We have extensive experience in raising equity capital in private, public and PIPE transactions, representing issuers in private equity transactions, and both primary and secondary public offerings of listed securities in the UK and the US, as well as Rule 144A transactions and private offerings with follow-on registration obligations.
Our expertise in pre-IPO corporate and personal tax planning means we are often called upon by controlling shareholders to provide early-stage advice on potential IPOs. We have a broad understanding of the issues which founding shareholders need to consider, such as the terms of any relationship or concert party agreements and corporate governance.
We are equipped to provide comprehensive advice on offerings with a US element, including Regulation S offshore offerings and exempt offerings into the US under Rule 144A.
Our close relationships with the London Stock Exchange and with other advisers involved in IPOs mean we regularly introduce foreign businesses to brokers in London. As a result of our strong Italian presence, we have been involved in a number of the AIM listings involving Italian issuers and were involved in the consultation process led by Borsa Italia and the London Stock Exchange in connection with establishing and setting up the AIM Italia market in Italy.
We advise on IPOs and secondary offerings such as placings and rights issues, issues of debt securities and consent solicitations. We also work closely with the firm’s investment funds group to advise on the listing of investment funds, whether in the UK, the US or overseas.
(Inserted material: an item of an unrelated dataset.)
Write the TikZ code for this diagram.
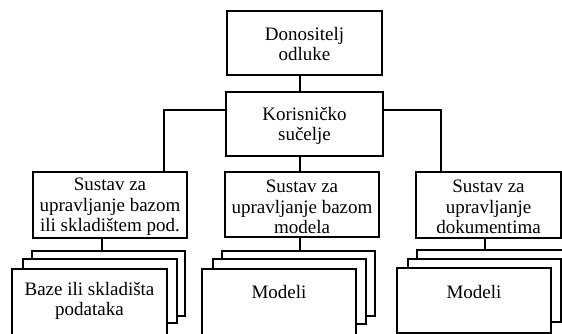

Highlighted transactions include advising:
- Advising the significant shareholders in various listed companies on the terms of relationship agreements which had to be entered into in November 2014 following a change in the Listing Rules. In some cases, this required in depth discussion and negotiation as regards the terms on which information regarding shareholders would be shared, the nature of the obligations assumed and the liability to be borne in the case of breach.
- Advising the controlling shareholders in various FTSE companies on their rights and obligations in connection with takeover transactions.
- Advising the controlling shareholders in a FTSE company on a tender offer and associated obligations under the City Code on Takeovers and Mergers.
- Advising on general compliance with the Listing Rules, Disclosure and Transparency Rules and other corporate governance requirements and assisting with preparations for Annual General Meetings and General Meetings.
- Acting for Panmure Gordon and Cantor Fitzgerald as regards the AIM IPO of Globalwoth, the Romanian real estate development company.
- Acting for Fratelli Investments on its two separate debt and equity investments in AIM listed gold producer Serabi Gold plc, both requiring Rule 9 whitewashes (under the City Code on Takeovers and Mergers).
- Acting for Hightex Group plc on AIM placings and more recently on a US$10m loan facility and share placing relating to finance provided by TCA.